Sometime last year, John Young walked into the astronaut office at NASA. Young is a veteran astronaut, he had walked on the moon and is sometimes called NASA's conscience. He asked how many people thought NASA had changed its culture. About 100 people were there, and he said nobody raised their hand. He told that story to the Associated Press. Shortly after, NASA's then administrator, Sean O'Keefe, responded. He said the real answer to whether NASA had changed was being measured by a consultant.

Mr. SEAN O'KEEFE (NASA): Rather than have me or anybody else assert that it is or isn't properly focused or corrected or broke or whatever else--those are neat bumper stickers, but they sure can't be assessed in any way unless you have a metric and a measurement to do so.

KESTENBAUM: The measuring was being done by a company called Behavioral Science Technology. It's run by Thomas Krause, who has a PhD in psychology. He says his company has worked with about half of the Fortune 100 companies. Their method of measuring culture? Surveys asking employees if they agreed or disagreed with various statements like, `I feel free to speak up if I have a concern.' Workers had to rate their feelings on a scale from one to five. BST consultants also coached NASA managers.

Dr. THOMAS KRAUSE (Behavioral Science Technology): We would teach principles that underlie good decision-making.

KESTENBAUM: I mean, I think to a lot of people that seems sort of obvious, right?

Dr. KRAUSE: Well, yeah. I mean, that's the stuff--that's the thing about culture stuff. The things that are obvious aren't done. It's one thing to say something is obvious; it's another thing to get an organization of 19,000 people to do that in the day to day.
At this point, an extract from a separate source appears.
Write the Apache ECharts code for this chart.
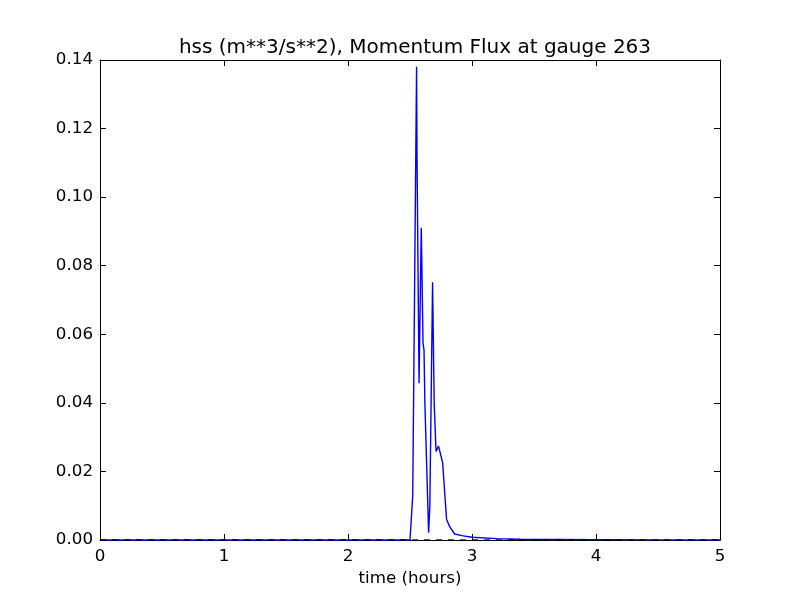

KESTENBAUM: This February, BST published a 115-page report filled with graphs showing improvement. And then NASA terminated its agreement with Behavioral Science Technology. BST was about halfway through its $10 million contract. Krause says his company has had over 1,700 clients, and that's only happened a few times.

Dr. KRAUSE: It's very unusual. And it's--we've never had a situation before where we were working with the seniormost leaders in the organization and they canceled it.

KESTENBAUM: OK. So can I give you a survey?

Dr. KRAUSE: Sure.

KESTENBAUM: NASA's culture is improving.

Dr. KRAUSE: Strongly disagree.

KESTENBAUM: Krause says NASA abandoned a process of reform that was working. A NASA spokesman says the space agency simply decided to carry on with the work internally and said BST had given NASA a good start. But part of the reason for the change appears to be that NASA's new chief, Michael Griffin, doesn't think culture change is something you can graph. Griffin was asked in a press conference in April if he thought NASA's culture had improved.

Mr. MICHAEL GRIFFIN (NASA): I don't know because I don't know how to measure cultural change. You know, culture is something that you feel.

KESTENBAUM: Griffin later said that he felt fixing the safety culture meant working on things that are taught in kindergarten. Quote, "Listen to what other people have to say, pay attention to their opinions," end quote. Since the Columbia accident, NASA has tried to address bigger systematic problems. It set up a quasi-independent safety organization that is supposed to be immune to budget pressures and schedules.

Still, the track record for organizations trying to change their culture is not good. Most fail. That's the perspective of Sidney Dekker. He's a professor of human factors in aviation safety at Lund University in Sweden.

Professor SIDNEY DEKKER (Lund University): You can't just assign a project manager and say, `Now, OK, your project for the next two years is change our culture,' right? Just like another project manager had to solve the phone problem. It doesn't work the same way at all.

KESTENBAUM: You need external help, he says, everybody has to be on board, and it takes years, many years. David Kestenbaum, NPR News, Washington.